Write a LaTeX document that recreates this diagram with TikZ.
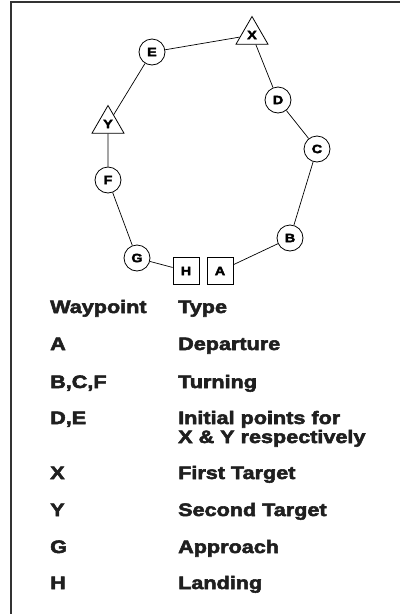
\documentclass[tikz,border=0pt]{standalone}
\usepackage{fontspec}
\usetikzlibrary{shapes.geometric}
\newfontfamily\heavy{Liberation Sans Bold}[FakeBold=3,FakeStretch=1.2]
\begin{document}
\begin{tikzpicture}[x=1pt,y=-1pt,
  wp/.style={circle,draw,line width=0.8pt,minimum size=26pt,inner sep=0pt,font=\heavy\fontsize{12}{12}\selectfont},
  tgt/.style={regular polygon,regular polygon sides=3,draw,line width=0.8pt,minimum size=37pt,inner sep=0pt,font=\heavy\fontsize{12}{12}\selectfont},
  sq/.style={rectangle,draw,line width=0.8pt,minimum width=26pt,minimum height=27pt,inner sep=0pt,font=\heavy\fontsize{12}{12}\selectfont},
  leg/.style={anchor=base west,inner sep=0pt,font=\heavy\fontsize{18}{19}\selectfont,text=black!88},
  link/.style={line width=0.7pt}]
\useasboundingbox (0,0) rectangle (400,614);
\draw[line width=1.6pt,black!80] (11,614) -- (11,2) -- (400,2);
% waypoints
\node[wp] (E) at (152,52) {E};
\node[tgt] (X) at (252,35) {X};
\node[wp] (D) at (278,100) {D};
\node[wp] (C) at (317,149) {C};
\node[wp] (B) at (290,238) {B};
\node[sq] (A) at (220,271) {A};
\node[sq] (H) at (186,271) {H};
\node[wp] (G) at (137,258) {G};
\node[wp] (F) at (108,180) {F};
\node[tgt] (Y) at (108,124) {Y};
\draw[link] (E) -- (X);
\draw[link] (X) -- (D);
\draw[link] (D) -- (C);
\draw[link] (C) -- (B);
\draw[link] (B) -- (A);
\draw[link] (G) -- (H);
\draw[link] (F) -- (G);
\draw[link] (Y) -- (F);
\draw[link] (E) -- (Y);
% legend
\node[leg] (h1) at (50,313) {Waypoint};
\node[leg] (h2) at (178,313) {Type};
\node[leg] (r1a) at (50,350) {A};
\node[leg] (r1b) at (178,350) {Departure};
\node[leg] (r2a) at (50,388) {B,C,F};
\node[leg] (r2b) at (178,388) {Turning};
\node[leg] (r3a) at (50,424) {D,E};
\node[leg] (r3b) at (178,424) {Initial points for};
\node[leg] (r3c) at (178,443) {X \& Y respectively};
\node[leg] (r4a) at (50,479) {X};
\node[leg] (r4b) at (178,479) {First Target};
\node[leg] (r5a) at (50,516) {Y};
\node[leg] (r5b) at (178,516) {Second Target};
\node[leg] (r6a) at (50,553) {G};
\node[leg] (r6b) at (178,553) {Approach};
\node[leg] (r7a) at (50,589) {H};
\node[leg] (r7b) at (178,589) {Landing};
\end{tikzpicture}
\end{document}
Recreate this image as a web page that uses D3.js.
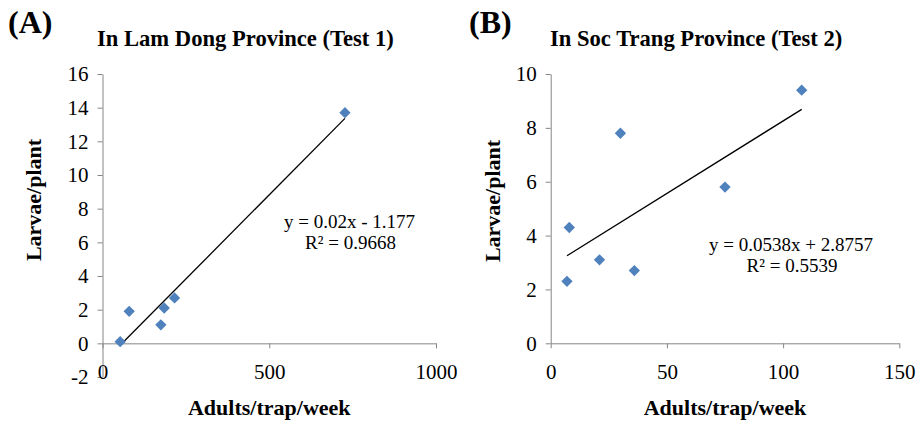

* * *

# WHAT YOU NEED TO DO
From the listing, extract all text exactly as given and drop any picture.

# RESPONSE TO THE TASK
Write a LaTeX document that recreates this diagram with TikZ.
\documentclass[tikz,border=0pt]{standalone}
\usepackage{fontspec}
\usetikzlibrary{shapes.geometric}
\newfontfamily\heavy{Liberation Sans Bold}[FakeBold=3,FakeStretch=1.2]
\begin{document}
\begin{tikzpicture}[x=1pt,y=-1pt,
  wp/.style={circle,draw,line width=0.8pt,minimum size=26pt,inner sep=0pt,font=\heavy\fontsize{12}{12}\selectfont},
  tgt/.style={regular polygon,regular polygon sides=3,draw,line width=0.8pt,minimum size=37pt,inner sep=0pt,font=\heavy\fontsize{12}{12}\selectfont},
  sq/.style={rectangle,draw,line width=0.8pt,minimum width=26pt,minimum height=27pt,inner sep=0pt,font=\heavy\fontsize{12}{12}\selectfont},
  leg/.style={anchor=base west,inner sep=0pt,font=\heavy\fontsize{18}{19}\selectfont,text=black!88},
  link/.style={line width=0.7pt}]
\useasboundingbox (0,0) rectangle (400,614);
\draw[line width=1.6pt,black!80] (11,614) -- (11,2) -- (400,2);
% waypoints
\node[wp] (E) at (152,52) {E};
\node[tgt] (X) at (252,35) {X};
\node[wp] (D) at (278,100) {D};
\node[wp] (C) at (317,149) {C};
\node[wp] (B) at (290,238) {B};
\node[sq] (A) at (220,271) {A};
\node[sq] (H) at (186,271) {H};
\node[wp] (G) at (137,258) {G};
\node[wp] (F) at (108,180) {F};
\node[tgt] (Y) at (108,124) {Y};
\draw[link] (E) -- (X);
\draw[link] (X) -- (D);
\draw[link] (D) -- (C);
\draw[link] (C) -- (B);
\draw[link] (B) -- (A);
\draw[link] (G) -- (H);
\draw[link] (F) -- (G);
\draw[link] (Y) -- (F);
\draw[link] (E) -- (Y);
% legend
\node[leg] (h1) at (50,313) {Waypoint};
\node[leg] (h2) at (178,313) {Type};
\node[leg] (r1a) at (50,350) {A};
\node[leg] (r1b) at (178,350) {Departure};
\node[leg] (r2a) at (50,388) {B,C,F};
\node[leg] (r2b) at (178,388) {Turning};
\node[leg] (r3a) at (50,424) {D,E};
\node[leg] (r3b) at (178,424) {Initial points for};
\node[leg] (r3c) at (178,443) {X \& Y respectively};
\node[leg] (r4a) at (50,479) {X};
\node[leg] (r4b) at (178,479) {First Target};
\node[leg] (r5a) at (50,516) {Y};
\node[leg] (r5b) at (178,516) {Second Target};
\node[leg] (r6a) at (50,553) {G};
\node[leg] (r6b) at (178,553) {Approach};
\node[leg] (r7a) at (50,589) {H};
\node[leg] (r7b) at (178,589) {Landing};
\end{tikzpicture}
\end{document}
Recreate this image as a web page that uses D3.js.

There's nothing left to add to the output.